Tuesday, November 11, 2014

It turns out that something which keeps your neck and shoulders warm is a capelet

I was thinking that it would be nice to knit an accessory that keeps your neck and shoulders warm - like a well-placed shawl (but which doesn't blow off in the wind) or well-shaped cowl (which covers your shoulders).

So I got out a couple of balls of yarn, looked through a bunch of knitting patterns, and decided to use a top-down pullover pattern to make it.

What I came up with is a caplet. Although if you'd asked me what I thought about making a caplet I would have laughed in your face before swinging my scarf around my neck and walking away.

So it will be interesting whether I actually get to wear this, as it's not the sort of thing I had in mind at the start. I call it the Counterfort Capelet, named after the pullover pattern.

Thursday, November 06, 2014

Spring with a dash of winter

When I finished my Hitch pullover (from Interweave Knits Winter 2014), I thought I'd be putting it away until next April or May.

But no - I put it on this afternoon and it's is just right for today's chilly temps.

Please excuse the unnatural angle. TLM was taking the photos and decided to make like a fashion photographer (yeah baby year! Now you're a monkey!) so I indulged her with a variety of non-typical poses.

Friday, October 31, 2014

Spring hat

I started this hat because I wanted a project to take to the Knit World knit-in session a while back. But I only went a couple of times because it wasn't looking promising (four people turned up the first time, three the next).

Then I got bored with making the boy's denim surf top again and decided to finish the hat instead.

It's Kiwiyarns Knits' own Cafe Hat pattern (but I stuffed up the ribbing and used different types of yarns so it's barely recognisable). Hopefully it won't be cold enough again to wear it until next autumn!

I've also posted it on Ravelry.

Vodafone gets to live after all

In case you'd had sleepless nights worrying about how my mum is doing without her only connection to the outside world (her landline phone), you'll be relieved to know that her phone was back on around midday yesterday.
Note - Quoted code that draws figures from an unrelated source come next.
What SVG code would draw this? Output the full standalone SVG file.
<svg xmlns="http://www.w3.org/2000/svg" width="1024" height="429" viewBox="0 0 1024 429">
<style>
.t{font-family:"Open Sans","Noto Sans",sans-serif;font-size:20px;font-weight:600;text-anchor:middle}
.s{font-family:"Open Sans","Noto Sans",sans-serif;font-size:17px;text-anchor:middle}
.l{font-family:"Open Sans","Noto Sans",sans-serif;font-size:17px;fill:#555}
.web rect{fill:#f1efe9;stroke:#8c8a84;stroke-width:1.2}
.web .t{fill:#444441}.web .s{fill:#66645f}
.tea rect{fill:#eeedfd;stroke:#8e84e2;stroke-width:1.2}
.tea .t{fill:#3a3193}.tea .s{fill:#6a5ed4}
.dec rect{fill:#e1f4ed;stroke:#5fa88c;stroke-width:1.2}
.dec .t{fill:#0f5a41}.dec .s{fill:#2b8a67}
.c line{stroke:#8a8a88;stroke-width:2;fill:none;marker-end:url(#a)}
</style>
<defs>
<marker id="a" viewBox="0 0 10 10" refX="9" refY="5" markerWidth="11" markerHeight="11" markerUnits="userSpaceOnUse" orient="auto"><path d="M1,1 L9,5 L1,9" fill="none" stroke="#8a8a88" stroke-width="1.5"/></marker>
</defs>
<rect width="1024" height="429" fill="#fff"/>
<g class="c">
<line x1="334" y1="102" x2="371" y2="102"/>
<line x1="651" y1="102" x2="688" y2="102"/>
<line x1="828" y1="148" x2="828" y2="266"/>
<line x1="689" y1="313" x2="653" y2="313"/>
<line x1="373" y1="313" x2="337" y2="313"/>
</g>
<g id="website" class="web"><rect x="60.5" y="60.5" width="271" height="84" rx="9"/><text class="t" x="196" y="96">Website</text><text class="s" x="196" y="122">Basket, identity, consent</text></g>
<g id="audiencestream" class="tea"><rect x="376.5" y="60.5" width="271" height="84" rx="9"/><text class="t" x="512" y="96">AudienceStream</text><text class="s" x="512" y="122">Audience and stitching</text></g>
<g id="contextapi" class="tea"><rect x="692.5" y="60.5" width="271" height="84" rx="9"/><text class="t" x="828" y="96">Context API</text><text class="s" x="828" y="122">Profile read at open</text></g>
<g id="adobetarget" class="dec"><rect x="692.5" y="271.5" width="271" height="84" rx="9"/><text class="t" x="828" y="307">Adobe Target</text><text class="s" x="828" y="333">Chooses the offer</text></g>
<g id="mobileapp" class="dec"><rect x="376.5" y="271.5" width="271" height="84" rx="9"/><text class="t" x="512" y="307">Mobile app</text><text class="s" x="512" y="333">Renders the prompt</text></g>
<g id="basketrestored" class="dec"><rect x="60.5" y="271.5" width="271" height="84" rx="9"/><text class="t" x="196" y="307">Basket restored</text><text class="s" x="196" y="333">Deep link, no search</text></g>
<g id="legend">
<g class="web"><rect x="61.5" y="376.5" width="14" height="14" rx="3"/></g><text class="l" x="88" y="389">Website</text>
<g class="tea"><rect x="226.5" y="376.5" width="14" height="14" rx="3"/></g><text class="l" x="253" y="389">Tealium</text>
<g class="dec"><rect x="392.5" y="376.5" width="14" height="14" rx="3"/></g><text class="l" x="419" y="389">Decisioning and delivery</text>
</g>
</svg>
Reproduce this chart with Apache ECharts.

So you can call off the boys with the big sticks and knuckle-dusters.

It took me three long calls and an email of complaint (and possibly another call from the sister in law)  to achieve this. While they were at it, they also put the phone account in mum's name.

If they'd only done this latter task when I first asked them to (at the beginning of this month), it would have saved us all a lot of stress, frustration, wasted time on hold and in hopeless conversation and me getting unwanted instructions from family (but not the boy because he was just lovely and supportive) on how to "fix" the problem.

But at last the problem is fixed (though I still have to check they aren't going to try and bill her for two phone accounts or anything stupid like that).